For years we lived “up country”, working hard to get to the point when we could realise the dream to return home to Cornwall to live full time.
We used to hammer down the M6 and M5 from Manchester for a quick couple of nights in paradise, before heading back up to drag ourselves through a tired Monday in the office.
It was only when I started working in York that we’d occasionally break the journey with a stop overnight at Gordano outside Bristol. 450 miles on a Friday night after work was just too much.
But how did it start?
Forge Cottage was a tiny but jolly place, you can see some of its pictures on our old site Tregiffian. There are also some photos there of a very bare Myn Tea, probably just after we’d finished building it. As with so many Cornish granite cottages it was bitterly cold in winter, and a tad damp too, there was no effective heating and yet we still loved it.
We worked with Studio West Architects to redesign the building, while staying within its original footprint and created the wonderful open plan space we all enjoy today.
After a particularly tough contract in Edinburgh I took some time out to work on the rebuild of what was to become New Forge Cottage. I took a role in Penzance working with The Cornish Pirates Rugby, but when that didn’t work out I threw myself headlong into the build.
I still remember it as the best working days I’ve experienced so far. Despite the fear, exhaustion and cost, I’d recommend building your own house to anyone who is sufficiently interested to contemplate it. Working with the right team is vital, and it’s because of New Forge that we were happy to wait two years to work with the same builders on Archavon in 2015/16.
We finished New Forge late in 2010 but long before completion our funds were worrying in the true Grand Designs sense. I had to take another contract to keep the wolves at bay and it was back to the long drives home at the weekend.
We loved New Forge and had to pinch ourselves on arrival each time – it didn’t seem possible that something so good could be ours.

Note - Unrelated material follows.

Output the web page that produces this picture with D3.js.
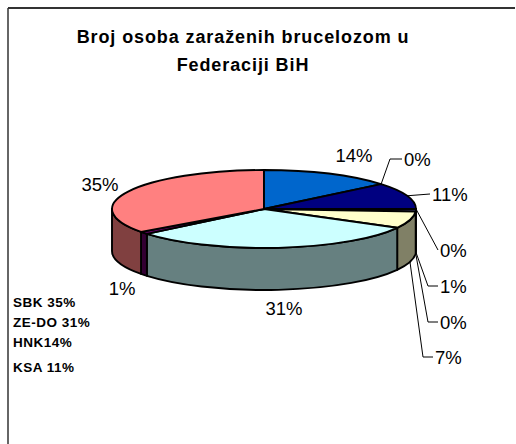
<!DOCTYPE html>
<html>
<head>
<meta charset="utf-8">
<script src="https://cdn.jsdelivr.net/npm/d3@7"></script>
<style>
  html, body { margin: 0; padding: 0; background: #fff; }
  svg { display: block; }
  text { font-family: "Liberation Sans", Arial, Helvetica, sans-serif; }
</style>
</head>
<body>
<svg id="chart" width="516" height="444"></svg>
<script>
// ---- data ----
const titleLines = ["Broj osoba zaraženih brucelozom u", "Federaciji BiH"];
const categories = ["USK", "PK", "TK", "ZE-DO", "BPK", "SBK", "HNK", "ZHK", "KSA", "K10"];
const values = [1, 0, 7, 31, 1, 35, 14, 0, 11, 0];
const colors = ["#9999FF", "#993366", "#FFFFCC", "#CCFFFF", "#660066", "#FF8080", "#0066CC", "#CCCCFF", "#000080", "#FF00FF"];
const noteLines = ["SBK 35%", "ZE-DO 31%", "HNK14%", "KSA 11%"];

// ---- layout ----
const W = 516, H = 444;
const cx = 264, cy = 209, rx = 152, ry = 39, depth = 42;
const svg = d3.select("#chart");

// frame
svg.append("line").attr("x1", 8).attr("y1", 8).attr("x2", 515).attr("y2", 8)
  .attr("stroke", "#333").attr("stroke-width", 2);
svg.append("line").attr("x1", 8).attr("y1", 8).attr("x2", 8).attr("y2", H)
  .attr("stroke", "#333").attr("stroke-width", 1.5);

// title
svg.append("g").selectAll("text").data(titleLines).join("text")
  .attr("x", 243).attr("y", (d, i) => 43 + i * 28)
  .attr("text-anchor", "middle").attr("font-weight", "bold").attr("font-size", 18)
  .attr("letter-spacing", 0.9)
  .attr("fill", "#000").text(d => d);

// pie angles (clockwise from 12 o'clock, first slice at 3 o'clock)
const pie = d3.pie().sort(null).value(d => d)
  .startAngle(Math.PI / 2).endAngle(Math.PI / 2 + 2 * Math.PI);
const arcs = pie(values).map((a, i) => ({ ...a, i, cat: categories[i] }));

const P = (t, off = 0) => [cx + rx * Math.sin(t), cy + off - ry * Math.cos(t)];
const fmt = p => p[0].toFixed(2) + "," + p[1].toFixed(2);
const darker = c => { const r = d3.rgb(c); return d3.rgb(r.r * 0.5, r.g * 0.5, r.b * 0.5).formatHex(); };

// side faces (front half only: angles between PI/2 and 3PI/2)
const sides = svg.append("g");
arcs.forEach(a => {
  const s0 = Math.max(a.startAngle, Math.PI / 2), s1 = Math.min(a.endAngle, 3 * Math.PI / 2);
  if (s1 - s0 < 1e-6) return;
  const d = "M" + fmt(P(s0)) +
    " A" + rx + "," + ry + " 0 0 1 " + fmt(P(s1)) +
    " L" + fmt(P(s1, depth)) +
    " A" + rx + "," + ry + " 0 0 0 " + fmt(P(s0, depth)) + " Z";
  sides.append("path").attr("d", d).attr("fill", darker(colors[a.i]))
    .attr("stroke", "#000").attr("stroke-width", 1.9).attr("stroke-linejoin", "round");
});

// top faces
const tops = svg.append("g");
arcs.forEach(a => {
  if (a.endAngle - a.startAngle < 1e-6) return;
  const large = (a.endAngle - a.startAngle) > Math.PI ? 1 : 0;
  const d = "M" + cx + "," + cy + " L" + fmt(P(a.startAngle)) +
    " A" + rx + "," + ry + " 0 " + large + " 1 " + fmt(P(a.endAngle)) + " Z";
  tops.append("path").attr("d", d).attr("fill", colors[a.i])
    .attr("stroke", "#000").attr("stroke-width", 1.9).attr("stroke-linejoin", "round");
});

// data labels
const labelLayout = [
  { x: 440, y: 286, anchor: "start", elbow: 428 },
  { x: 440, y: 322, anchor: "start", elbow: 428 },
  { x: 435, y: 357, anchor: "start", elbow: 423 },
  { x: 284, y: 308, anchor: "middle" },
  { x: 122, y: 288, anchor: "middle" },
  { x: 100, y: 184, anchor: "middle" },
  { x: 354, y: 155, anchor: "middle" },
  { x: 404, y: 159, anchor: "start", elbow: 390 },
  { x: 432, y: 194, anchor: "start", straight: true },
  { x: 440, y: 250, anchor: "start", straight: true }
];
const labG = svg.append("g");
arcs.forEach(a => {
  const L = labelLayout[a.i];
  const mid = (a.startAngle + a.endAngle) / 2;
  const front = mid > Math.PI / 2 - 1e-9 && mid < 3 * Math.PI / 2;
  const anc = P(mid, front ? depth : 0);
  if (L.elbow !== undefined) {
    labG.append("polyline")
      .attr("points", [anc, [L.elbow, L.y], [L.x - 2, L.y]].map(fmt).join(" "))
      .attr("fill", "none").attr("stroke", "#000").attr("stroke-width", 1);
  } else if (L.straight) {
    labG.append("polyline")
      .attr("points", [anc, [L.x - 2, L.y]].map(fmt).join(" "))
      .attr("fill", "none").attr("stroke", "#000").attr("stroke-width", 1);
  }
  labG.append("text").attr("x", L.x).attr("y", L.y + 6.5)
    .attr("text-anchor", L.anchor).attr("font-size", 18.5).attr("fill", "#000")
    .text(d3.format(".0f")(a.data) + "%");
});

// notes at lower left
const noteY = [306.5, 326.5, 346.5, 371.5];
svg.append("g").selectAll("text").data(noteLines).join("text")
  .attr("x", 13).attr("y", (d, i) => noteY[i])
  .attr("font-weight", "bold").attr("font-size", 13.5).attr("letter-spacing", 0.5)
  .attr("fill", "#000")
  .text(d => d);
</script>
</body>
</html>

Over the next few years our stays became less frequent as the house gathered its own posse of fans meaning that available weekends became harder to come by. We didn’t mind though as it is so gratifying to have guests who now feel like friends and who come back year after year, sometimes a couple of times a year even. The best comments to me are when people say that they consider it to be “their” holiday home.
In 2015 I moved into Archavon in St Just having completed what I expected to be my last contract. Immediately we started work again, stripping the house back to the stone, desperate to have it finished for Amanda to join me later in the year. Although that didn’t quite happen it did mean that I was living within a good stank of New Forge and somehow that proximity meant that the idea of staying there didn’t occur to us.
Until last week.
We have had the best October weather that I can remember. I’ve been in for swims on many mornings when walking Polly. The sea has looked too tempting to resist, and its temperature has been about perfect. I haven’t yet stopped having a pair of shorts as my default dress code.
And then last week there were two nights available at New Forge – and we went for it.
We fell in love all over again.
We built the house intending to live in it eventually and we didn’t spare the pennies.
An air source heat pump feeds the underfloor heating and the house never seems cold to me. We turned the heating off last week intending to light the wood burner, but there was no need.
There are two bedrooms and the Cabin. The Cabin was designed as my office, but is now the favourite play and sleeping space of many of our lucky younger guests. The downstairs bedroom has twin beds in a large and beautifully light room, while upstairs the vast Loaf superking bed commands a great view out over Chapel Carn Brea, the hill above us. It would be easy to pass a day reading in that room, observing the light as it changes while the hours slip by.
The 15 metre long kitchen, dining and eating space feels like it has perfect proportions and light. A large shelving unit divides the space meaning that there is plenty of private space, yet still the family group can feel sociable.
And then there’s the library. I have a low consumption habit for most things, except books. I have had to unsubscribe from publishers’ emails as I can’t resist buying more. And as a result in New Forge there is something for every taste, including a few favourites that I rebought specially for the house.
Although I was still working each day it didn’t feel like work. The hard bit was NOT going out to drink another coffee in the garden.
Whether I sat at the huge dining table, or the little desk in the cabin, I only had to look up for inspiration from the views around me.
To sleep with a light breeze blowing over us from the open window was a joy, and on the night with no wind it was so quiet it was almost enough to keep us awake.
Getting up early to sit outside with a coffee as the sun gradually pops up behind Bartinney Beacon was easy – after all it doesn’t get light down here until after seven at the moment.
And then to wander down to Gwenver and be the only person on the beach. To lie back on a rock and absorb the sun’s warmth as Polly sniffed around the rock pools. To walk along to Sennen and stop off at the lovely Little Bo Café. Suddenly I understood the success and popularity of this wonderful house. Staying here is very special indeed.
It’s not just the house, the beach, the cliff top walks. The whole combines to create a feeling of calm that I’m not sure you can put your finger on.
I don’t know when we’ll be back at New Forge to stay again, but I look forward to it already.